Jamshed, aged 30, living in Walsall, had been the target of bribery but then acted as a go-between, encouraging others in return for money.
During his trial, Jamshed changed his plea.
The cricketer, who has represented Pakistan over sixty times, conspired with Yousaf Anwar, of Berkshire, and Mohammad Ijaz, from Sheffield, who also admitted their roles.
Andrew Thomas QC, prosecuting, explained the NCA used an undercover officer to infiltrate the network by posing as a member of a corrupt betting syndicate.
The officer discovered that the men planned to fix elements of the 2016 Bangladesh Premier League (BPL), which Jamshed was set to play in.
Anwar and Ijaz would identify a player willing to partake in an agreed bribe. At the start of the match, the player would confirm that the fix would go ahead.
The men would charge around £30,000 per fix with half of that going to the player.
Jamshed later encouraged others to spot-fix Dubai-based matches during the Pakistan Super League (PSL) in 2017.
Anwar fled to Dubai to meet professionals like Khalid Latif and Sharjeel Khan, who agreed to spot-fix elements.
Prior to the trip to Dubai, Anwar was spotted on CCTV buying 28 different coloured cricket bat handle grips from a wholesaler in St Albans.
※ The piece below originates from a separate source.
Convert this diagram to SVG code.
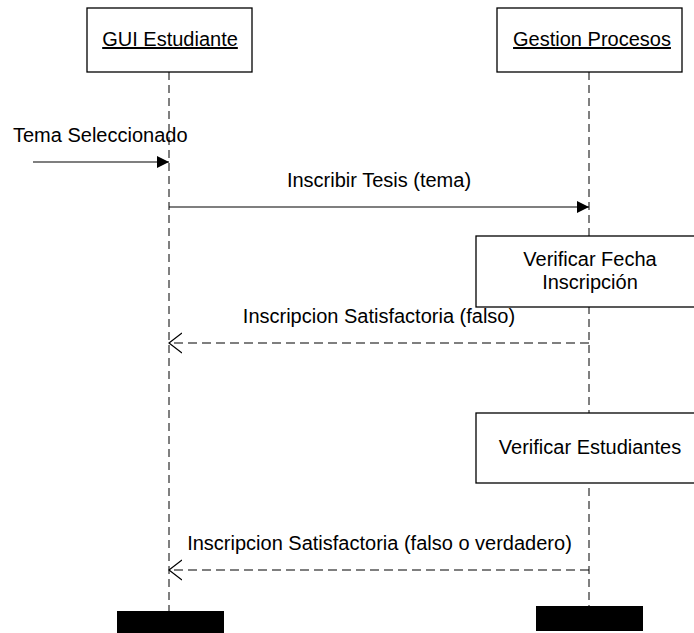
<svg xmlns="http://www.w3.org/2000/svg" width="694" height="633" viewBox="0 0 694 633">
  <style>
    text { font-family: "Liberation Sans", Arial, sans-serif; font-size: 20px; fill: #000; }
    .box { fill: #fff; stroke: #000; stroke-width: 1.3; }
    .life { stroke: #000; stroke-width: 1; stroke-dasharray: 8 5; fill: none; }
    .msg { stroke: #000; stroke-width: 1.2; fill: none; }
    .ret { stroke: #000; stroke-width: 1.2; fill: none; stroke-dasharray: 9 5; }
    .end { fill: #000; }
  </style>
  <defs>
    <marker id="solid" viewBox="0 0 12 12" refX="12" refY="6" markerWidth="12" markerHeight="12" markerUnits="userSpaceOnUse" orient="auto">
      <path d="M0,0 L12,6 L0,12 Z" fill="#000"/>
    </marker>
    <marker id="open" viewBox="0 0 14 22" refX="13" refY="11" markerWidth="14" markerHeight="22" markerUnits="userSpaceOnUse" orient="auto">
      <path d="M0,1 L13,11 L0,21" fill="none" stroke="#000" stroke-width="1.2"/>
    </marker>
  </defs>

  <!-- lifelines -->
  <g id="lifelines">
    <line class="life" x1="169" y1="72" x2="169" y2="611"/>
    <line class="life" x1="589" y1="72" x2="589" y2="606"/>
  </g>

  <!-- participants -->
  <g id="gui-estudiante">
    <rect class="box" x="87" y="8" width="165" height="64"/>
    <text x="170" y="46" text-anchor="middle" text-decoration="underline">GUI Estudiante</text>
    <rect class="end" x="117" y="611" width="107" height="24"/>
  </g>
  <g id="gestion-procesos">
    <rect class="box" x="497" y="8" width="185" height="64"/>
    <text x="592" y="46" text-anchor="middle" text-decoration="underline">Gestion Procesos</text>
    <rect class="end" x="536" y="606" width="107" height="25"/>
  </g>

  <!-- activities on Gestion Procesos -->
  <g id="verificar-fecha">
    <rect class="box" x="476" y="236" width="228" height="71"/>
    <text x="590" y="266" text-anchor="middle">Verificar Fecha</text>
    <text x="590" y="289" text-anchor="middle">Inscripción</text>
  </g>
  <g id="verificar-estudiantes">
    <rect class="box" x="476" y="413" width="228" height="70"/>
    <text x="590" y="454" text-anchor="middle">Verificar Estudiantes</text>
  </g>

  <!-- messages -->
  <g id="connectors">
    <line class="msg" x1="33" y1="162" x2="169" y2="162" marker-end="url(#solid)"/>
    <line class="msg" x1="169" y1="207" x2="589" y2="207" marker-end="url(#solid)"/>
    <line class="ret" x1="589" y1="343" x2="169" y2="343" marker-end="url(#open)"/>
    <line class="ret" x1="589" y1="570" x2="169" y2="570" marker-end="url(#open)"/>
  </g>
  <g id="labels">
    <text x="13" y="142">Tema Seleccionado</text>
    <text x="379" y="187" text-anchor="middle">Inscribir Tesis (tema)</text>
    <text x="379" y="323" text-anchor="middle">Inscripcion Satisfactoria (falso)</text>
    <text x="379.5" y="550" text-anchor="middle">Inscripcion Satisfactoria (falso o verdadero)</text>
  </g>
</svg>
He gave Ijaz’s name and address.
The grips would later be used by the players to signal that the fix was taking place.
During the PSL match between Islamabad United and Peshawar Zalmi, Khan carried out the fix, agreeing to not score runs from the first two balls.
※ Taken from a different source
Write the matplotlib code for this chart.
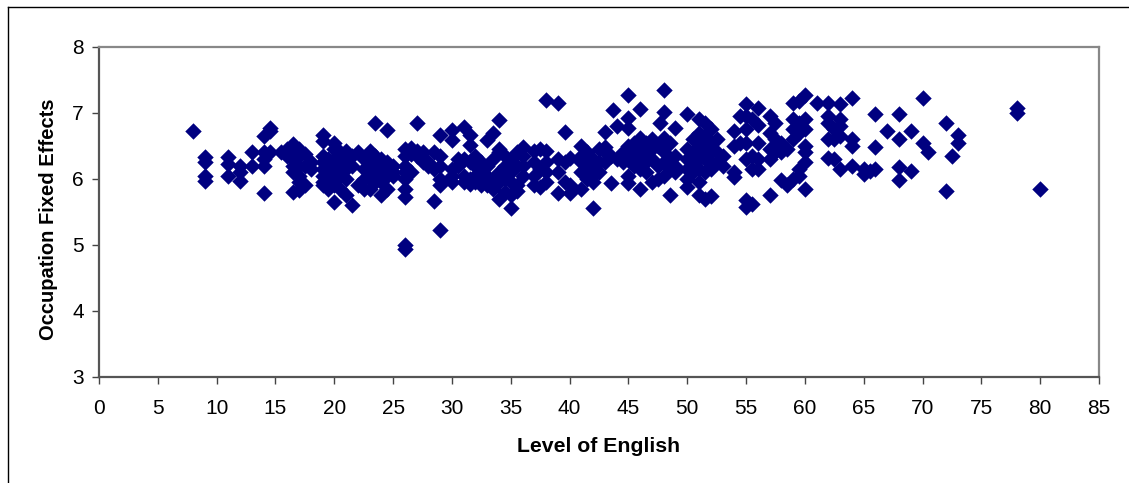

On February 13, 2017, Jamshed was arrested at his home. Ijaz was arrested at his home ten days later. Anwar was arrested on the same day as the Pakistani cricketer at Heathrow Airport.
At their tribunal hearings, Jamshed, Latif, Khan, and Mohammed Irfan were all suspended by the Pakistan Cricket Board. Jamshed was banned for 10 years.
NCA Senior Investigating Officer Ian McConnell said:
“These men abused their privileged access to professional, international cricket to corrupt games, eroding public confidence for their own financial gain.
“Tackling corruption and bribery in its various forms is a priority for the National Crime Agency.”
“We will vigorously pursue those involved and target their illicit profits which are so often used to fund further criminality.”
Anwar was described as the ringleader. He told the undercover officer he had six players working for him in the BPL. He also admitted his involvement in spot-fixing for 10 years.
The three men will be sentenced on an unconfirmed date in February 2020.